Good article, plenty of us suffer at the hands of the not so gifted amateur. What adds to the issue though is the fact that most businesses still think that internet marketing = online brochure, and that all you need to do is to invest as little as possible, because it won’t actually generate any ROI for you anyway, or not that you can measure, so do it to “put ourselves online, that’s all we need to do isn’t it?”.
Some of the answer (not all) lies in education of the business owners that marketing through the internet is about more than this. The web has changed in the last 10 years, when an online brochure might have been relevant, into something where the buyer seller relationship has changed immensely, brought about by ubiquitous information available through Google (et al) and the two-way nature of the best these days, aka user-generated content and social media.

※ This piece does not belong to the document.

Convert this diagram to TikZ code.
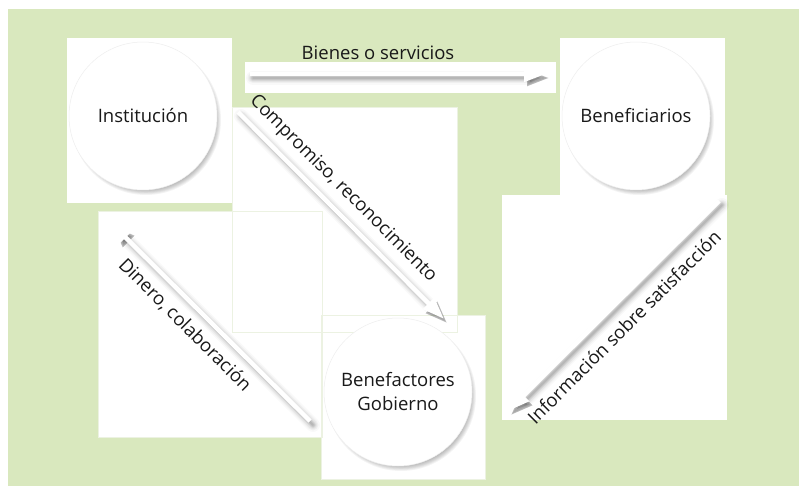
\documentclass[tikz,border=0pt]{standalone}
\usepackage{fontspec}
\setmainfont{Open Sans}
\usetikzlibrary{calc,arrows.meta}
\definecolor{bg}{RGB}{217,232,190}
\definecolor{edge}{RGB}{236,242,226}
\definecolor{ink}{RGB}{25,25,25}
\definecolor{rim}{RGB}{238,238,238}
\begin{document}
\begin{tikzpicture}[x=1pt,y=-1pt,
  box/.style={fill=white},
  boxedge/.style={draw=edge,line width=0.6pt},
  lbl/.style={font=\fontsize{18.5}{22}\selectfont, text=ink, inner sep=0pt},
  ball/.style={circle, fill=white, draw=rim, line width=0.5pt, minimum size=148pt, inner sep=0pt,
    font=\fontsize{18.5}{24}\selectfont, text=ink, align=center},
  flowshadow/.style={black, line cap=round, line join=round,
    -{Triangle[length=22pt,width=15pt]}},
  flow/.style={draw=white, line width=4.5pt, line join=round,
    -{Triangle[length=22pt,width=15pt]}},
]
\useasboundingbox (0,0) rectangle (799,486);
\fill[bg] (8,9) rectangle (799,486);

% white panels
\path[box] (67,38) rectangle (232,203);
\path[box] (245,62) rectangle (556,93);
\path[box] (560,38) rectangle (725,195);
\path[box] (232,107) rectangle (457,332);
\path[box] (98,211) rectangle (322,437);
\path[box] (321,315) rectangle (485,479);
\path[box] (502,195) rectangle (727,420);
\draw[boxedge] (232,107) rectangle (457,332);
\draw[boxedge] (98,211) rectangle (322,437);
\draw[boxedge] (321,315) rectangle (485,479);

% circle centres
\coordinate (cI) at (143,116);
\coordinate (cB) at (636,116);
\coordinate (cG) at (398,392);

% circle shadows
\foreach \c in {cI,cB,cG}{
  \foreach \k in {0,...,9}{
    \fill[black,opacity=0.045] ($(\c)+(3,4)$) circle[radius={(75-\k*0.9)*1pt}];
  }
}

\node[ball] (inst) at (cI) {Institución};
\node[ball] (bene) at (cB) {Beneficiarios};
\node[ball] (gob) at (cG) {Benefactores\\Gobierno};

% arrow end points
\coordinate (b1) at (250,74);
\coordinate (b2) at (546,74);
\coordinate (c1) at (238,112);
\coordinate (c2) at (444,319);
\coordinate (d1) at (310,421);
\coordinate (d2) at (110,222);
\coordinate (i1) at (719,201);
\coordinate (i2) at (508,411);

% arrow shadows (soft)
\foreach \s/\t in {b1/b2,c1/c2,d1/d2,i1/i2}{
  \foreach \w/\o in {14/0.025,11/0.035,8.5/0.045,6/0.06,4/0.07,2/0.08}{
    \draw[flowshadow, line width=\w pt, opacity=\o] ($(\s)+(3,4)$) -- ($(\t)+(3,4)$);
  }
}
% white arrows
\draw[flow] (b1) -- (b2);
\draw[flow] (c1) -- (c2);
\draw[flow] (d1) -- (d2);
\draw[flow] (i1) -- (i2);

% labels
\node[lbl] (tB) at (378,53) {Bienes o servicios};
\node[lbl, rotate=-45] (tC) at (343,189) {Compromiso, reconocimiento};
\node[lbl, rotate=-45] (tD) at (185,325) {Dinero, colaboración};
\node[lbl, rotate=45] (tI) at (624,327) {Información sobre satisfacción};
\end{tikzpicture}
\end{document}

If businesses want to use it for marketing, they need to think differently, and then the role / objective of the website in a wider internet infrastructure of tools for brand building, comms and lead generation mean that the passive brochure is even more of a waste of money, time and effort. Business consultants have as much of a role to play in this in advising their clients to know better – there are many of those who seem to share the same belief.
The internet trade itself hasn’t done much to help itself either by making many of the tools free at the point of use, so it’s easy for the inexperienced to think that they can take a DiY approach, or why spend money on the consultant when I can do it myself?
You may interpret that I’m on a mission to rid the nation of brochure websites, and I am. But it does need the client to at least have the marbles to realise there is more to it than putting a brochure online to achieve an ROI for the business. I’m not interested in pushing water uphill.